RECORDS PROVIDED:

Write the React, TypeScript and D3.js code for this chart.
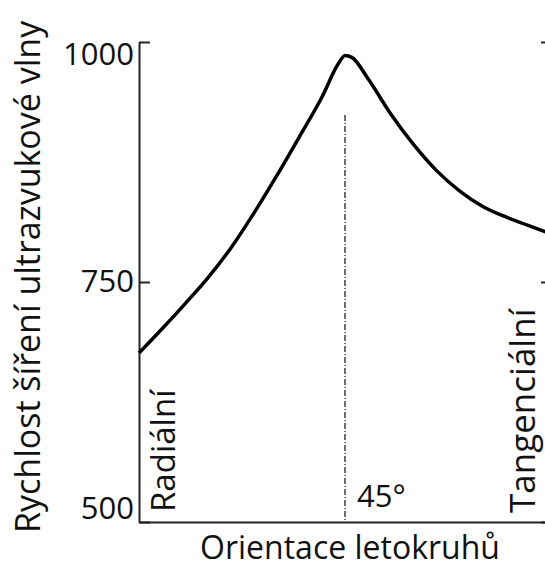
import React, { useEffect, useRef } from "react";
import * as d3 from "d3";

// orientation of growth rings (deg) vs ultrasound speed
const angles = [0, 5, 10, 15, 20, 25, 30, 35, 40, 43.5, 45, 46.5, 50, 55, 60, 65, 70, 75, 80, 85, 90];
const speeds = [676, 701, 727, 754, 785, 821, 860, 901, 943, 977, 986, 984, 962, 925, 893, 866, 845, 829, 818, 809, 800];
const yTicks = [500, 750, 1000];
const markAngle = 45;
const yTitle = "Rychlost šíření ultrazvukové vlny";
const xTitle = "Orientace letokruhů";
const leftLabel = "Radiální";
const rightLabel = "Tangenciální";

const W = 545;
const H = 563;
const FONT = "'Open Sans', 'Noto Sans', sans-serif";

const App = () => {
  const svgRef = useRef<SVGSVGElement>(null);

  useEffect(() => {
    const svg = d3.select(svgRef.current);
    svg.selectAll("*").remove();

    //scales
    const x = d3.scaleLinear().domain([0, 90]).range([139, 551]);
    const y = d3.scaleLinear().domain([500, 1000]).range([522, 42]);

    //left axis, ticks pointing inward
    const yAxis = d3
      .axisLeft(y)
      .tickValues(yTicks)
      .tickFormat(d3.format("d"))
      .tickSizeInner(-11)
      .tickSizeOuter(0)
      .tickPadding(5);
    const gy = svg.append("g").attr("transform", `translate(${x(0)},0)`).call(yAxis);
    gy.select(".domain").attr("stroke", "#222").attr("stroke-width", 2);
    gy.selectAll(".tick line").attr("stroke", "#222").attr("stroke-width", 2);
    gy.selectAll(".tick text")
      .attr("font-family", FONT)
      .attr("font-size", 31)
      .attr("fill", "#111")
      .attr("dy", (d: any) => (d === 1000 ? "0.72em" : d === 500 ? "-0.1em" : "0.3em"));

    //right axis (mostly out of view)
    const yAxisR = d3.axisRight(y).tickValues(yTicks).tickSizeInner(-10).tickSizeOuter(0).tickFormat(() => "");
    const gr = svg.append("g").attr("transform", `translate(${x(90)},0)`).call(yAxisR);
    gr.selectAll("path,line").attr("stroke", "#222").attr("stroke-width", 2);

    //bottom axis line
    const xAxis = d3.axisBottom(x).tickValues([]).tickSizeOuter(0);
    const gx = svg.append("g").attr("transform", `translate(0,${y(500)})`).call(xAxis);
    gx.select(".domain").attr("stroke", "#222").attr("stroke-width", 2);

    //45 deg marker
    svg
      .append("line")
      .attr("x1", x(markAngle))
      .attr("x2", x(markAngle))
      .attr("y1", 115)
      .attr("y2", y(500))
      .attr("stroke", "#222")
      .attr("stroke-width", 1.3)
      .attr("stroke-dasharray", "6,2,1,2");

    //curve
    const line = d3
      .line<number>()
      .x((d, i) => x(angles[i]))
      .y((d) => y(d))
      .curve(d3.curveMonotoneX);
    svg
      .append("path")
      .datum(speeds)
      .attr("d", line)
      .attr("fill", "none")
      .attr("stroke", "#000")
      .attr("stroke-width", 3.5)
      .attr("stroke-linejoin", "round");

    //labels
    const txt = (s: string, size: number) =>
      svg.append("text").text(s).attr("font-family", FONT).attr("font-size", size).attr("fill", "#111");

    txt(xTitle, 32).attr("x", 350).attr("y", 559).attr("text-anchor", "middle");
    txt(yTitle, 34).attr("transform", `translate(40,533) rotate(-90)`);
    txt(leftLabel, 33).attr("transform", `translate(175,512) rotate(-90)`);
    txt(rightLabel, 35).attr("transform", `translate(535,513) rotate(-90)`);
    txt("45°", 31).attr("x", x(markAngle) + 12).attr("y", 507);
  }, []);

  return (
    <svg
      ref={svgRef}
      width={W}
      height={H}
      style={{ position: "absolute", left: 0, top: 0, display: "block", background: "#fff" }}
    />
  );
};

export default App;
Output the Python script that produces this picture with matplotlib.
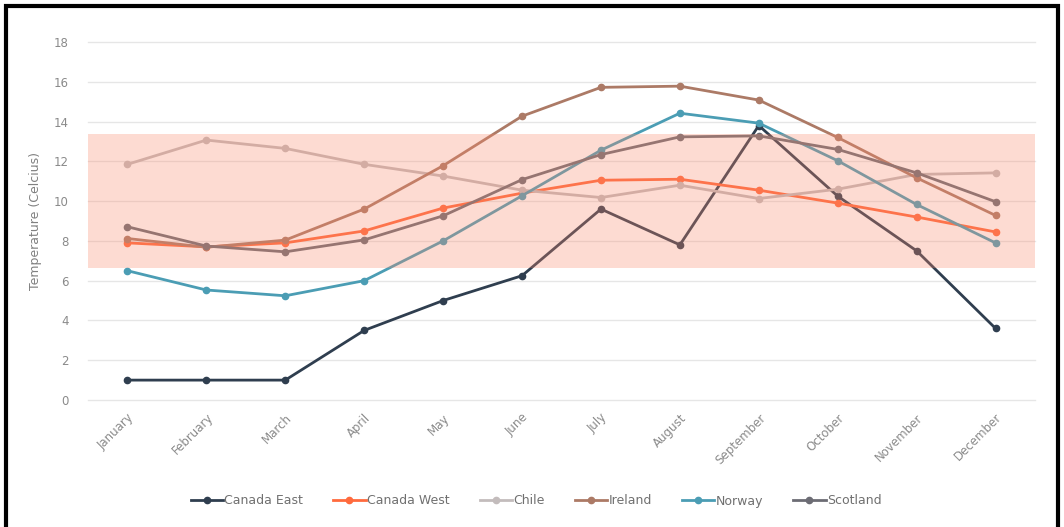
import matplotlib.pyplot as plt
from matplotlib.patches import Rectangle

months = ['January', 'February', 'March', 'April', 'May', 'June', 'July',
          'August', 'September', 'October', 'November', 'December']

canada_east = [1.0, 1.0, 1.0, 3.5, 5.0, 6.25, 9.6, 7.8, 13.8, 10.25, 7.5, 3.6]
canada_west = [7.9, 7.7, 7.9, 8.5, 9.65, 10.4, 11.05, 11.1, 10.55, 9.9, 9.2, 8.45]
chile = [11.85, 13.07, 12.65, 11.85, 11.26, 10.55, 10.18, 10.8, 10.13, 10.6, 11.34, 11.42]
ireland = [8.12, 7.68, 8.04, 9.6, 11.78, 14.27, 15.72, 15.78, 15.08, 13.2, 11.17, 9.28]
norway = [6.5, 5.53, 5.24, 6.0, 8.0, 10.27, 12.56, 14.42, 13.92, 12.03, 9.83, 7.9]
scotland = [8.71, 7.74, 7.45, 8.05, 9.26, 11.08, 12.34, 13.23, 13.28, 12.6, 11.42, 9.97]

band_low = 6.65
band_high = 13.35

series = [
    ('Canada East', canada_east, '#2f3e4f'),
    ('Canada West', canada_west, '#ff6a3d'),
    ('Chile', chile, '#c3bcbc'),
    ('Ireland', ireland, '#ac7a66'),
    ('Norway', norway, '#4b9db4'),
    ('Scotland', scotland, '#6c6c74'),
]

fig = plt.figure(figsize=(10.64, 5.27), dpi=100)
ax = fig.add_axes([88 / 1064, 127 / 527, (1035 - 88) / 1064, (400 - 42) / 527])

x = list(range(len(months)))
for name, vals, col in series:
    ax.plot(x, vals, color=col, lw=2.0, marker='o', ms=4.5, label=name, zorder=3)

# shaded comfort range
ax.axhspan(band_low, band_high, color='#fa8a6c', alpha=0.3, lw=0, zorder=4)

ax.set_xlim(-0.5, 11.5)
ax.set_ylim(0, 18)
ax.set_yticks(range(0, 19, 2))
ax.set_xticks(x)
ax.set_xticklabels(months, rotation=45, ha='right', rotation_mode='anchor')
ax.tick_params(axis='both', length=0, colors='#8a8a8a', labelsize=8.5)
ax.tick_params(axis='y', pad=14)
ax.tick_params(axis='x', pad=8)
ax.grid(axis='y', color='#e6e6e6', lw=1.0, zorder=5)
for gl in ax.get_ygridlines():
    gl.set_clip_on(False)
ax.set_axisbelow(False)
for s in ax.spines.values():
    s.set_visible(False)
ax.set_ylabel('Temperature (Celcius)', color='#808080', fontsize=9, labelpad=8)

ax.legend(loc='center', bbox_to_anchor=(536 / 1064, 1 - 501 / 527),
          bbox_transform=fig.transFigure, ncol=6, frameon=False,
          fontsize=9, labelcolor='#707070', handlelength=2.6,
          handletextpad=0.1, columnspacing=2.4)

# black frame around the chart
fig.patches.append(Rectangle((6 / 1064, -0.02), 1052 / 1064, 1.0 - 6 / 527 + 0.02,
                             transform=fig.transFigure, fill=False,
                             edgecolor='black', lw=3))

fig.savefig('out.png', dpi=100)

OBJECTIVE:
Without the pictures, repeat the listing above exactly.

RESULT FOR THIS EXERCISE:
Write the React, TypeScript and D3.js code for this chart.
import React, { useEffect, useRef } from "react";
import * as d3 from "d3";

// orientation of growth rings (deg) vs ultrasound speed
const angles = [0, 5, 10, 15, 20, 25, 30, 35, 40, 43.5, 45, 46.5, 50, 55, 60, 65, 70, 75, 80, 85, 90];
const speeds = [676, 701, 727, 754, 785, 821, 860, 901, 943, 977, 986, 984, 962, 925, 893, 866, 845, 829, 818, 809, 800];
const yTicks = [500, 750, 1000];
const markAngle = 45;
const yTitle = "Rychlost šíření ultrazvukové vlny";
const xTitle = "Orientace letokruhů";
const leftLabel = "Radiální";
const rightLabel = "Tangenciální";

const W = 545;
const H = 563;
const FONT = "'Open Sans', 'Noto Sans', sans-serif";

const App = () => {
  const svgRef = useRef<SVGSVGElement>(null);

  useEffect(() => {
    const svg = d3.select(svgRef.current);
    svg.selectAll("*").remove();

    //scales
    const x = d3.scaleLinear().domain([0, 90]).range([139, 551]);
    const y = d3.scaleLinear().domain([500, 1000]).range([522, 42]);

    //left axis, ticks pointing inward
    const yAxis = d3
      .axisLeft(y)
      .tickValues(yTicks)
      .tickFormat(d3.format("d"))
      .tickSizeInner(-11)
      .tickSizeOuter(0)
      .tickPadding(5);
    const gy = svg.append("g").attr("transform", `translate(${x(0)},0)`).call(yAxis);
    gy.select(".domain").attr("stroke", "#222").attr("stroke-width", 2);
    gy.selectAll(".tick line").attr("stroke", "#222").attr("stroke-width", 2);
    gy.selectAll(".tick text")
      .attr("font-family", FONT)
      .attr("font-size", 31)
      .attr("fill", "#111")
      .attr("dy", (d: any) => (d === 1000 ? "0.72em" : d === 500 ? "-0.1em" : "0.3em"));

    //right axis (mostly out of view)
    const yAxisR = d3.axisRight(y).tickValues(yTicks).tickSizeInner(-10).tickSizeOuter(0).tickFormat(() => "");
    const gr = svg.append("g").attr("transform", `translate(${x(90)},0)`).call(yAxisR);
    gr.selectAll("path,line").attr("stroke", "#222").attr("stroke-width", 2);

    //bottom axis line
    const xAxis = d3.axisBottom(x).tickValues([]).tickSizeOuter(0);
    const gx = svg.append("g").attr("transform", `translate(0,${y(500)})`).call(xAxis);
    gx.select(".domain").attr("stroke", "#222").attr("stroke-width", 2);

    //45 deg marker
    svg
      .append("line")
      .attr("x1", x(markAngle))
      .attr("x2", x(markAngle))
      .attr("y1", 115)
      .attr("y2", y(500))
      .attr("stroke", "#222")
      .attr("stroke-width", 1.3)
      .attr("stroke-dasharray", "6,2,1,2");

    //curve
    const line = d3
      .line<number>()
      .x((d, i) => x(angles[i]))
      .y((d) => y(d))
      .curve(d3.curveMonotoneX);
    svg
      .append("path")
      .datum(speeds)
      .attr("d", line)
      .attr("fill", "none")
      .attr("stroke", "#000")
      .attr("stroke-width", 3.5)
      .attr("stroke-linejoin", "round");

    //labels
    const txt = (s: string, size: number) =>
      svg.append("text").text(s).attr("font-family", FONT).attr("font-size", size).attr("fill", "#111");

    txt(xTitle, 32).attr("x", 350).attr("y", 559).attr("text-anchor", "middle");
    txt(yTitle, 34).attr("transform", `translate(40,533) rotate(-90)`);
    txt(leftLabel, 33).attr("transform", `translate(175,512) rotate(-90)`);
    txt(rightLabel, 35).attr("transform", `translate(535,513) rotate(-90)`);
    txt("45°", 31).attr("x", x(markAngle) + 12).attr("y", 507);
  }, []);

  return (
    <svg
      ref={svgRef}
      width={W}
      height={H}
      style={{ position: "absolute", left: 0, top: 0, display: "block", background: "#fff" }}
    />
  );
};

export default App;
Output the Python script that produces this picture with matplotlib.
import matplotlib.pyplot as plt
from matplotlib.patches import Rectangle

months = ['January', 'February', 'March', 'April', 'May', 'June', 'July',
          'August', 'September', 'October', 'November', 'December']

canada_east = [1.0, 1.0, 1.0, 3.5, 5.0, 6.25, 9.6, 7.8, 13.8, 10.25, 7.5, 3.6]
canada_west = [7.9, 7.7, 7.9, 8.5, 9.65, 10.4, 11.05, 11.1, 10.55, 9.9, 9.2, 8.45]
chile = [11.85, 13.07, 12.65, 11.85, 11.26, 10.55, 10.18, 10.8, 10.13, 10.6, 11.34, 11.42]
ireland = [8.12, 7.68, 8.04, 9.6, 11.78, 14.27, 15.72, 15.78, 15.08, 13.2, 11.17, 9.28]
norway = [6.5, 5.53, 5.24, 6.0, 8.0, 10.27, 12.56, 14.42, 13.92, 12.03, 9.83, 7.9]
scotland = [8.71, 7.74, 7.45, 8.05, 9.26, 11.08, 12.34, 13.23, 13.28, 12.6, 11.42, 9.97]

band_low = 6.65
band_high = 13.35

series = [
    ('Canada East', canada_east, '#2f3e4f'),
    ('Canada West', canada_west, '#ff6a3d'),
    ('Chile', chile, '#c3bcbc'),
    ('Ireland', ireland, '#ac7a66'),
    ('Norway', norway, '#4b9db4'),
    ('Scotland', scotland, '#6c6c74'),
]

fig = plt.figure(figsize=(10.64, 5.27), dpi=100)
ax = fig.add_axes([88 / 1064, 127 / 527, (1035 - 88) / 1064, (400 - 42) / 527])

x = list(range(len(months)))
for name, vals, col in series:
    ax.plot(x, vals, color=col, lw=2.0, marker='o', ms=4.5, label=name, zorder=3)

# shaded comfort range
ax.axhspan(band_low, band_high, color='#fa8a6c', alpha=0.3, lw=0, zorder=4)

ax.set_xlim(-0.5, 11.5)
ax.set_ylim(0, 18)
ax.set_yticks(range(0, 19, 2))
ax.set_xticks(x)
ax.set_xticklabels(months, rotation=45, ha='right', rotation_mode='anchor')
ax.tick_params(axis='both', length=0, colors='#8a8a8a', labelsize=8.5)
ax.tick_params(axis='y', pad=14)
ax.tick_params(axis='x', pad=8)
ax.grid(axis='y', color='#e6e6e6', lw=1.0, zorder=5)
for gl in ax.get_ygridlines():
    gl.set_clip_on(False)
ax.set_axisbelow(False)
for s in ax.spines.values():
    s.set_visible(False)
ax.set_ylabel('Temperature (Celcius)', color='#808080', fontsize=9, labelpad=8)

ax.legend(loc='center', bbox_to_anchor=(536 / 1064, 1 - 501 / 527),
          bbox_transform=fig.transFigure, ncol=6, frameon=False,
          fontsize=9, labelcolor='#707070', handlelength=2.6,
          handletextpad=0.1, columnspacing=2.4)

# black frame around the chart
fig.patches.append(Rectangle((6 / 1064, -0.02), 1052 / 1064, 1.0 - 6 / 527 + 0.02,
                             transform=fig.transFigure, fill=False,
                             edgecolor='black', lw=3))

fig.savefig('out.png', dpi=100)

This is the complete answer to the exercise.